Edwards and her team began shooting in 2019, traveling from New York and Los Angeles to Malibu and Detroit to meet with their talent. Her vision for a film about the art world was coming together just as she’d imagined, the director said, when the pandemic hit.
“You can’t pretend like it’s not happening,” she said. “We felt like we were kind of close to done with filming, so at that point, the entire world that we had been documenting starts to change in real time, and we realized it’s gonna take us several more months to document this unforeseeable game changer.
“At this point, we’d set up this world and we talked to all these disrupters who are saying, ‘Things need to change,’” she continued. “Well, now things are changing.”
The pandemic not only shifted the story, but it also supercharged the narrative, Edwards said.
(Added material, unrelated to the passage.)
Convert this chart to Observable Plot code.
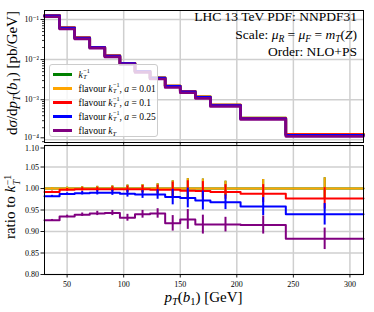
<!DOCTYPE html>
<html>
<head>
<meta charset="utf-8">
<script src="https://cdn.jsdelivr.net/npm/d3@7"></script>
<script src="https://cdn.jsdelivr.net/npm/@observablehq/plot@0.6"></script>
<style>
  html, body { margin: 0; padding: 0; background: #fff; }
  #wrap { position: relative; width: 374px; height: 312px; overflow: hidden; font-family: 'Liberation Serif', 'DejaVu Serif', serif; }
  #wrap svg { position: absolute; left: 0; overflow: visible; }
  .lab { position: absolute; white-space: nowrap; line-height: 1; color: #000; font-family: 'Liberation Serif', 'DejaVu Serif', serif; }
  .ss { display: inline-flex; flex-direction: column; font-size: 0.65em; line-height: 0.95; vertical-align: middle; margin-left: 0.5px; }
  .sb { font-size: 0.7em; vertical-align: -0.3em; line-height: 0; }
  .legend { position: absolute; background: rgba(255,255,255,0.8); border: 1px solid #cccccc; border-radius: 3px; box-sizing: border-box; }
  .lrow { position: absolute; left: 0; height: 0; }
  .lline { position: absolute; left: 3px; width: 18.5px; height: 2.5px; top: -1.25px; }
  .ltext { position: absolute; left: 28.5px; top: -6px; font-size: 9.5px; line-height: 12px; white-space: nowrap; }
</style>
</head>
<body>
<div id="wrap"></div>
<script>
// ---------------- data ----------------
const binEdges = [30, 43.33, 56.67, 70, 83.33, 96.67, 110, 123.33, 136.67, 150, 163.33, 176.67, 203.33, 243.33, 312];
// dσ/dpT for kT^-1 (pb/GeV)
const xsecKtInv = [0.126, 0.062, 0.035, 0.0203, 0.0124, 0.0081, 0.0051, 0.0035, 0.0022, 0.0016, 0.00118, 0.00074, 0.00035, 0.000138];
// ratios to kT^-1
const ratioKtInv   = [1, 1, 1, 1, 1, 1, 1, 1, 1, 1, 1, 1, 1, 1];
const ratioA001    = [1.000, 1.000, 1.000, 1.000, 1.000, 1.000, 1.000, 1.000, 1.000, 1.000, 1.000, 1.000, 1.000, 1.000];
const ratioA01     = [0.992, 0.997, 0.998, 0.998, 0.998, 0.998, 0.998, 0.997, 0.997, 0.995, 0.994, 0.992, 0.988, 0.977];
const ratioA025    = [0.982, 0.987, 0.989, 0.990, 0.990, 0.988, 0.986, 0.986, 0.980, 0.978, 0.972, 0.968, 0.958, 0.940];
const ratioFlavKt  = [0.926, 0.935, 0.939, 0.942, 0.943, 0.932, 0.940, 0.942, 0.919, 0.928, 0.916, 0.916, 0.915, 0.883];
const ratioErr     = [0.002, 0.003, 0.004, 0.005, 0.006, 0.008, 0.009, 0.011, 0.018, 0.023, 0.022, 0.017, 0.021, 0.025];

const seriesNames  = ["kT^-1", "flavour kT^-1, a=0.01", "flavour kT^-1, a=0.1", "flavour kT^-1, a=0.25", "flavour kT"];
const seriesColors = ["green", "orange", "red", "blue", "purple"];
const seriesRatios = [ratioKtInv, ratioA001, ratioA01, ratioA025, ratioFlavKt];

const xTicks = [50, 100, 150, 200, 250, 300];
const logTicks = [1e-4, 1e-3, 1e-2, 1e-1];
const ratioTicks = [0.80, 0.85, 0.90, 0.95, 1.00, 1.05, 1.10];
const annotations = ["LHC 13 TeV PDF: NNPDF31", "Scale", "Order: NLO+PS"];

// ---------------- helpers ----------------
function stepPoints(vals) {
  const pts = vals.map((v, i) => ({x: binEdges[i], y: v}));
  pts.push({x: binEdges[binEdges.length - 1], y: vals[vals.length - 1]});
  return pts;
}
const centers = binEdges.slice(0, -1).map((e, i) => (e + binEdges[i + 1]) / 2);
const supMap = {"-": "\u207B", "0": "\u2070", "1": "\u00B9", "2": "\u00B2", "3": "\u00B3", "4": "\u2074", "5": "\u2075", "6": "\u2076", "7": "\u2077", "8": "\u2078", "9": "\u2079"};
const fmtPow = d => "10" + String(Math.round(Math.log10(d))).split("").map(c => supMap[c]).join("");

const minorTicks = [];
for (const dec of [1e-5, 1e-4, 1e-3, 1e-2, 1e-1]) for (let k = 2; k <= 9; k++) {
  const v = k * dec; if (v > 8.57e-5 && v < 0.1676) minorTicks.push(v);
}

const xDomain = [30, 312];
const gridStyle = {stroke: "#cfcfcf", strokeOpacity: 1, strokeWidth: 1.5};
const commonStyle = {fontFamily: "'Liberation Serif', 'DejaVu Serif', serif", fontSize: "8px", color: "black", background: "transparent", overflow: "visible"};

// ---------------- top panel ----------------
const topMarks = [
  Plot.gridX(xTicks, gridStyle),
  Plot.gridY(logTicks, gridStyle)
];
seriesRatios.forEach((r, s) => {
  topMarks.push(Plot.line(stepPoints(xsecKtInv.map((v, i) => v * r[i])), {x: "x", y: "y", stroke: seriesColors[s], strokeWidth: 2.6, curve: "step-after"}));
});
topMarks.push(
  Plot.frame({stroke: "black", strokeWidth: 1}),
  Plot.axisY(minorTicks, {tickSize: 2, tickFormat: () => "", label: null, strokeWidth: 0.8}),
  Plot.axisY(logTicks.slice(1), {tickSize: 3.5, tickPadding: 2, tickFormat: fmtPow, label: null, strokeWidth: 0.9}),
  Plot.axisY(logTicks.slice(0, 1), {tickSize: 3.5, tickPadding: 2, tickFormat: fmtPow, label: null, strokeWidth: 0.9, dy: -2}),
  Plot.axisX(xTicks, {tickSize: 3.5, tickFormat: () => "", label: null, strokeWidth: 0.9})
);
const topPlot = Plot.plot({
  width: 374, height: 145,
  marginLeft: 44, marginRight: 11, marginTop: 10, marginBottom: 3,
  x: {domain: xDomain},
  y: {type: "log", domain: [8.57e-5, 0.1676]},
  style: commonStyle,
  marks: topMarks
});

// ---------------- ratio panel ----------------
const botMarks = [
  Plot.gridX(xTicks, gridStyle),
  Plot.gridY(ratioTicks, gridStyle)
];
seriesRatios.forEach((r, s) => {
  botMarks.push(Plot.line(stepPoints(r), {x: "x", y: "y", stroke: seriesColors[s], strokeWidth: 2, curve: "step-after"}));
  botMarks.push(Plot.ruleX(centers.map((c, i) => ({x: c, lo: r[i] - ratioErr[i], hi: r[i] + ratioErr[i]})),
    {x: "x", y1: "lo", y2: "hi", stroke: seriesColors[s], strokeWidth: 2}));
});
botMarks.push(
  Plot.frame({stroke: "black", strokeWidth: 1}),
  Plot.axisY(ratioTicks.slice(0, -1), {tickSize: 3.5, tickPadding: 2, tickFormat: d3.format(".2f"), label: null, strokeWidth: 0.9}),
  Plot.axisY(ratioTicks.slice(-1), {tickSize: 3.5, tickPadding: 2, tickFormat: d3.format(".2f"), label: null, strokeWidth: 0.9, dy: 2.5}),
  Plot.axisX(xTicks, {tickSize: 3.5, tickPadding: 3, label: null, strokeWidth: 0.9})
);
const botPlot = Plot.plot({
  width: 374, height: 168,
  marginLeft: 44, marginRight: 11, marginTop: 1, marginBottom: 38,
  x: {domain: xDomain},
  y: {domain: [0.80, 1.10]},
  style: commonStyle,
  marks: botMarks
});

const wrap = document.getElementById("wrap");
topPlot.style.top = "0px";
botPlot.style.top = "144px";
wrap.appendChild(topPlot);
wrap.appendChild(botPlot);

// ---------------- labels (HTML text) ----------------
const ktInv = '<i>k</i><span class="ss"><span>\u22121</span><span><i>T</i></span></span>';
const kt = '<i>k</i><span class="sb"><i>T</i></span>';
function addLab(html, css) {
  const d = document.createElement("div");
  d.className = "lab";
  d.innerHTML = html;
  Object.assign(d.style, css);
  wrap.appendChild(d);
  return d;
}
// annotations
addLab(annotations[0], {right: "17px", top: "10px", fontSize: "13.5px"});
addLab('Scale: <i>\u03BC</i><span class="sb"><i>R</i></span> = <i>\u03BC</i><span class="sb"><i>F</i></span> = <i>m</i><span class="sb"><i>T</i></span>(<i>Z</i>)', {right: "17px", top: "27.5px", fontSize: "13.5px"});
addLab(annotations[2], {right: "17px", top: "45px", fontSize: "13.5px"});
// axis labels
addLab('d<i>\u03C3</i>/d<i>p</i><span class="sb"><i>T</i></span>(<i>b</i><span class="sb">1</span>) [pb/GeV]',
  {left: "12px", top: "73px", fontSize: "15px", transform: "translate(-50%,-50%) rotate(-90deg)"});
addLab('ratio to ' + ktInv,
  {left: "12px", top: "207px", fontSize: "15px", transform: "translate(-50%,-50%) rotate(-90deg)"});
addLab('<i>p</i><span class="sb"><i>T</i></span>(<i>b</i><span class="sb">1</span>) [GeV]',
  {left: "203.5px", top: "297px", fontSize: "15px", transform: "translate(-50%,-50%)"});

// legend
const legendLabels = [
  ktInv,
  'flavour ' + ktInv + ', <i>a</i> = 0.01',
  'flavour ' + ktInv + ', <i>a</i> = 0.1',
  'flavour ' + ktInv + ', <i>a</i> = 0.25',
  'flavour ' + kt
];
const leg = document.createElement("div");
leg.className = "legend";
Object.assign(leg.style, {left: "49px", top: "64px", width: "108.5px", height: "73px"});
legendLabels.forEach((html, i) => {
  const row = document.createElement("div");
  row.className = "lrow";
  row.style.top = (9.5 + 14 * i) + "px";
  row.innerHTML = `<div class="lline" style="background:${seriesColors[i]}"></div><div class="ltext">${html}</div>`;
  leg.appendChild(row);
});
wrap.appendChild(leg);
</script>
</body>
</html>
As the team edited 100 hours of footage into 90 minutes — mostly discussed and reviewed via shared screens on Zoom — the artistic and intellectual challenge proved to be exciting, she said, and highly collaborative.
“We all brought our instincts and our knowledge of this world together, and made decisions and had to hash them out,” she said. “Almost everyone who made it into the film, at some point or another, there was somebody on the team who said they shouldn’t be in it. Once you believed in a character and a storyline, you had to stick to your guns about it.”
Continuously considering the wealth, inequity, systemic racism, lack of public funding and the future of the art world has ultimately left Edwards optimistic, she said, but equally concerned that systems on the brink of destruction will only reinvent themselves.
She hopes that “The Art of Making It” will serve as a tool to spark conversations, and as a reminder that art isn’t simply decorative or a commodity — equipped with a new generation of artists on the rise that has the potential to change the entire game.
“I’m happy with the film, which is a good feeling. I watch it and still like it,” she said. “I feel good about the movie we made, but it also feels like we’re just at the beginning of the journey. It hasn’t met the world yet.”
“The Art of Making It” will screen at 1:15 p.m. on Sunday, October 10, at Guild Hall in East Hampton as part of the Views From Long Island section of the Hamptons International Film Festival. For information, visit hamptonsfilmfest.org.